Come on man. You should know this by now.

But it makea them completely useless for anything that isn't pure abstract formalism which reduces their possibility to expand in otherb areas plus it takes a dent on physical intuition which is crucial. Hell, I believe most hate analysis because they think is symbol manipulation and can't visualize shit.

>But it makea them completely useless for anything that isn't pure abstract formalism which reduces their possibility to expand in otherb areas

But we don't need other areas. The only reason we do calculus is so that when we are doing our thesis and we have to prove a certain limit or series converges or diverges we know where to start looking.

> plus it takes a dent on physical intuition which is crucial

Yeah, the professor has mentioned how physicists think the first derivative is velocity and the second is acceleration.

That sounds like a bunch of vsauce garbage to me. The only intuition you need for calculus is geometric intuition.

>I believe most hate analysis because they think is symbol manipulation and can't visualize shit.

Having intuition means nothing if you don't know how to manipulate symbols and when the theory is rich a whole set of ideas can be found only by manipulating symbols.

That said, I still need problems :(

>Yeah, the professor has mentioned how physicists think the first derivative is velocity and the second is acceleration.
>That sounds like a bunch of vsauce garbage to me. The only intuition you need for calculus is geometric intuition.

Hmmm, so what is your geometric intuition behind Green's theorem?

From the topics I am being tested on tomorrow you should know I am still not at Green's theorem.

But you clearly already passed Calc 3. Got some problems for me?

>But we don't need other areas
The amount of math majors who end in academia is a minority. There's a reason companies are hiring more physicists for modeling in areas that were dominated by mathematician (yes, mathematicians not statitians or actuarialscience majors). Also, if you want to be on academia researching a niche field, either you have to be autistic on that particular subject, or prove your worth with your intellect. Which you will not if you have no interest in ideas beyond your comfort field of study. Interdisciplinary groups are more than a meme, it's the only way we can investigate shit acknowledging how specialized the fields are becoming.
>Yeah, the professor has mentioned how physicists think the first derivative as velocity and second derivative as acceleration.
If you had physical intuition you woukd see how those interpretations add to the geometric intuition and would let you model things more clearly. The first derivative as velocity literally is the justification for the word "rate of change" as the "slope" the curve has at that point. Obviously in unidimensional functions there isn't really much place to expand on this shit, but in multivariate calculus and vector calculus there is much more shit going on such as diferential geomtry, "density" functions and other shit that really ia best explained with physical situations. Most mathematicians cry when things as curl and divergence is motivated in class because the best way to understand it is through physicak vector functions such as velocity fields.
>Having intuition means nothing if you don't know how to manipulate symbols and when a theory is rich a whole set of ideas can be found from only by manipulating symbols.
I never implied you shouldn't learn how to prove shit, but the world doesn't has an exercise list, and if you want to do research you need motivation. Generalizations come from extrapolation of physical situations.

>still in calc 3
Lol, find the volume inside of a cone, inside of a sphere, but outside of a cylinder who's axis is on the cone's.

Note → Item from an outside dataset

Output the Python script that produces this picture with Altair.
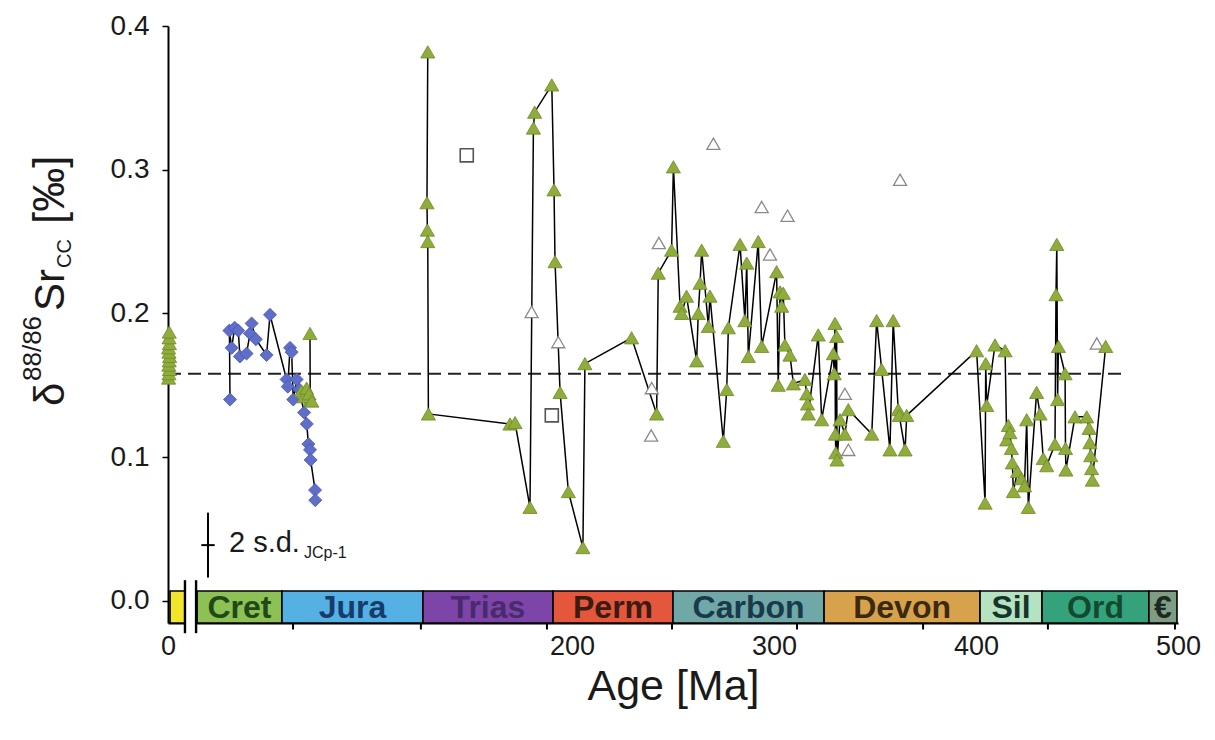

This really makes me think, but a problem would make me think even more.

I would be glad. In class we are just finishing partial derivatives so integrals come next my man. For now I need problems about vector functions.

Get a book moron.

use calc 3 methds to find [math]\int\limits_{-\infty}^\infty e^{-x^2}dx[/math].

Okay. Any suggestions?

I recognize that Gaussian integral and it'd be fun to poke at it eventually but vector functions my main man.

So show that the curvature of a function [math]f:\mathbb{R}\rightarrow\mathbb{R^2}[/math] at point t is equal to the inverse of the radius of the tangent circle tangent to the curve at the point [math](x(t),y(t)){R^2}[/math] .

But there are many such circles. What could you possibly mean ? ;^)

Ok, I was not precise enough, show that the curvature is equal to 1/r, where r is the supremum of radii of tangent circiels.

Here's a nice proof-based question:

Let p and q be polynomials in two variables, and suppose that

[math] p_xq_y-p_yq_x=c[/math]

where c is a non-zero constant. Let F(x,y)=(p(x,y), q(x,y)).

Show that the components of the inverse function F^{-1}(x,y) are polynomials.